Today at last feeling well and outwards-facing; windowing the wet sky and the drabbened garden borders, and not frowning. Happy to be able to unlock the back door and stride strongly, once more, along the rickety paving. Towards where the compost daleks huddle under the birch-tree-that-Beloved-has-agreed-to-fell.

Emptying the kitchen compost caddy is my ritual rather than his. I have composted kitchen waste and garden debris for even longer than he has, upward of forty years. With varying degrees of success turning the slime, the shreddings, and the wood-chips into a passable mulch.

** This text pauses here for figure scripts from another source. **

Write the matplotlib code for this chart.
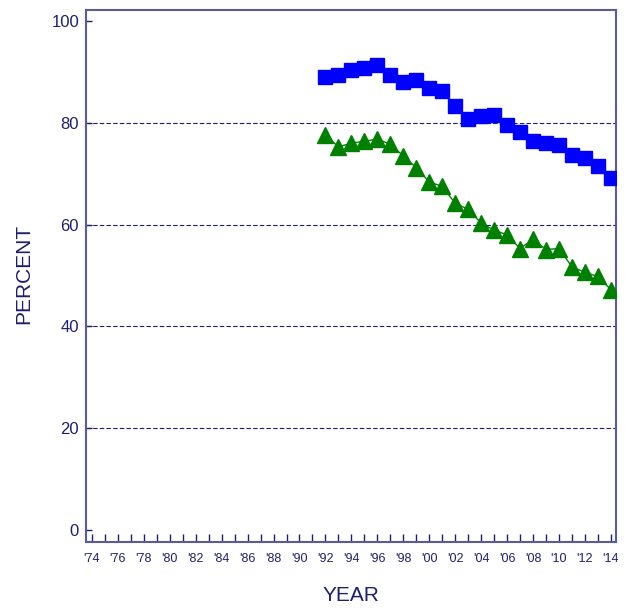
import matplotlib
matplotlib.use("Agg")
import matplotlib.pyplot as plt
import numpy as np

plt.rcParams['font.family'] = ['Liberation Sans', 'DejaVu Sans']

years = np.arange(1992, 2015)
blue_sq = [89.1, 89.5, 90.4, 90.7, 91.4, 89.5, 88.1, 88.4, 86.8, 86.3, 83.3, 80.7,
           81.3, 81.5, 79.6, 78.3, 76.5, 76.1, 75.6, 73.7, 73.0, 71.5, 69.1]
green_tri = [77.6, 75.3, 76.0, 76.4, 76.8, 75.8, 73.5, 71.2, 68.4, 67.5, 64.2, 63.0,
             60.3, 58.9, 58.0, 55.3, 57.1, 55.1, 55.3, 51.7, 50.6, 49.8, 47.2]
all_years = np.arange(1974, 2015)
tick_labels = [("'%02d" % (y % 100)) if (y - 1974) % 2 == 0 else '' for y in all_years]
y_ticks = [0, 20, 40, 60, 80, 100]
grid_vals = [20, 40, 60, 80]

navy = '#1e1e6e'
frame = '#5a5a9c'

fig = plt.figure(figsize=(6.28, 6.08), dpi=100)
ax = fig.add_axes([0.137, 0.1086, 0.844, 0.875])

for g in grid_vals:
    ax.axhline(g, color=navy, lw=0.8, ls=(0, (4, 2)), zorder=1)

ax.plot(years, blue_sq, color='#0000ff', lw=1, marker='s', ms=10, zorder=3)
ax.plot(years, green_tri, color='#008000', lw=1, marker='^', ms=11, zorder=3)

ax.set_xlim(1973.55, 2014.4)
ax.set_ylim(-2.4, 102.2)

ax.set_xticks(all_years)
ax.set_xticklabels(tick_labels)
ax.set_yticks(y_ticks)
ax.tick_params(axis='x', direction='in', length=6, width=1, color=navy,
               labelsize=9, labelcolor=navy, pad=8)
ax.tick_params(axis='y', direction='in', length=4.5, width=1, color=navy,
               labelsize=12, labelcolor=navy, pad=5)

for s in ax.spines.values():
    s.set_color(frame)
    s.set_linewidth(1.5)

fig.text(0.559, 0.02, 'YEAR', color=navy, fontsize=15, ha='center', va='center')
fig.text(0.038, 0.549, 'PERCENT', color=navy, fontsize=15, ha='center', va='center',
         rotation=90)

fig.savefig('out.png', dpi=100)
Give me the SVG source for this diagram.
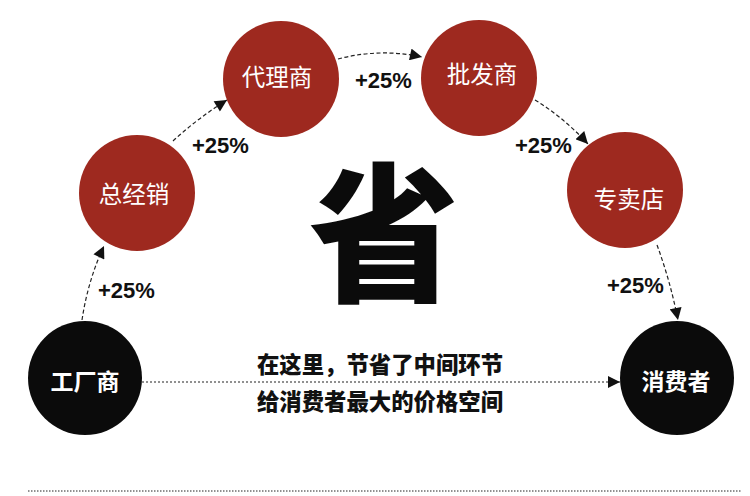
<svg xmlns="http://www.w3.org/2000/svg" width="750" height="496" viewBox="0 0 750 496">
<defs>
<marker id="ah" viewBox="0 0 10 10" refX="10" refY="5" markerWidth="13" markerHeight="12" markerUnits="userSpaceOnUse" orient="auto">
<path d="M0,0 L10,5 L0,10 z" fill="#111"/>
</marker>
<style>
.red{fill:#9E291F}
.blk{fill:#0b0b0b}
.lbl{font-family:"Noto Sans CJK SC","Noto Sans",sans-serif;font-size:23.5px;fill:#fff;text-anchor:middle}
.lblb{font-family:"Noto Sans CJK SC","Noto Sans",sans-serif;font-size:23px;font-weight:700;fill:#fff;text-anchor:middle}
.pct{font-family:"Liberation Sans",Arial,sans-serif;font-size:22px;font-weight:700;fill:#111}
.mid{font-family:"Noto Sans CJK SC","Noto Sans",sans-serif;font-size:23px;font-weight:900;fill:#111}
.dash{fill:none;stroke:#222;stroke-width:1.2;stroke-dasharray:4 2.5}
.dot{fill:none;stroke:#222;stroke-width:1.2;stroke-dasharray:2 2}
</style>
</defs>
<rect width="750" height="496" fill="#fff"/>
<g id="connectors">
<path class="dash" d="M82,320 Q88,280 104,246" marker-end="url(#ah)"/>
<path class="dash" d="M173,141 Q198,118 227,100" marker-end="url(#ah)"/>
<path class="dash" d="M338,59 Q380,48 422,57" marker-end="url(#ah)"/>
<path class="dash" d="M535,100 Q563,117 588,144" marker-end="url(#ah)"/>
<path class="dash" d="M657,245 Q670,280 678,320" marker-end="url(#ah)"/>
<path class="dot" d="M142,382 L620,382" marker-end="url(#ah)"/>
</g>
<g id="labels">
<text class="pct" x="98" y="298">+25%</text>
<text class="pct" x="192" y="153">+25%</text>
<text class="pct" x="355" y="88">+25%</text>
<text class="pct" x="515" y="153">+25%</text>
<text class="pct" x="607" y="293">+25%</text>
</g>
<g id="n-factory"><circle class="blk" cx="85" cy="378" r="57"/><text class="lblb" x="85" y="390">工厂商</text></g>
<g id="n-distributor"><circle class="red" cx="137" cy="193" r="58"/><text class="lbl" x="134" y="203">总经销</text></g>
<g id="n-agent"><circle class="red" cx="281" cy="79" r="58"/><text class="lbl" x="277" y="86">代理商</text></g>
<g id="n-wholesaler"><circle class="red" cx="479" cy="78" r="58"/><text class="lbl" x="482" y="83">批发商</text></g>
<g id="n-store"><circle class="red" cx="625" cy="190" r="58"/><text class="lbl" x="629" y="208">专卖店</text></g>
<g id="n-consumer"><circle class="blk" cx="677" cy="378" r="57"/><text class="lblb" x="676" y="390">消费者</text></g>
<text x="384" y="290" font-family="'Noto Sans CJK SC',sans-serif" font-weight="900" font-size="150" fill="#0b0b0b" text-anchor="middle">省</text>
<text class="mid" x="257" y="373" textLength="246" lengthAdjust="spacingAndGlyphs">在这里，节省了中间环节</text>
<text class="mid" x="257" y="410" textLength="246" lengthAdjust="spacingAndGlyphs">给消费者最大的价格空间</text>
<line x1="28" y1="491" x2="742" y2="491" stroke="#222" stroke-width="1" stroke-dasharray="1.5 1.5"/>
</svg>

This is slowly converting tiny parts of our silty-clayey  into something friable, shovel by shovel. And enhancing the feeding opportunities for the birds that are being forced off the denuded “development land” and into well-established gardens like ours.

I lift the lid, tip in the parings of two days’ cooking, three days’ teabags – glad to be outside again after nigh on ten days’ confined to quarters. I add soft sawdust to the caddy. My sister has commissioned four greenwood chairs from the Beloved’s workshop, so we have plenty.

Over the stir of constant traffic, the hum and thud of the building site a mile away, birdsong! Lately there has been very little; only the mournful robin and occasionally the wren. And I am too deaf to hear it from indoors, anyway.

My heart quickens as I listen attentively, straining for confirmation of what I hope, against hope, to  recognise. The melodic harvest of a wet night and a dampling morning.

Yes! As if to welcome me, out from the inside, into the outside. The evanescent beginning of the song thrush’s winter song. Just like I wrote about two years ago , and nothing like that.

Going inside I smile. Good morning world. You are not quite broken, and neither am I.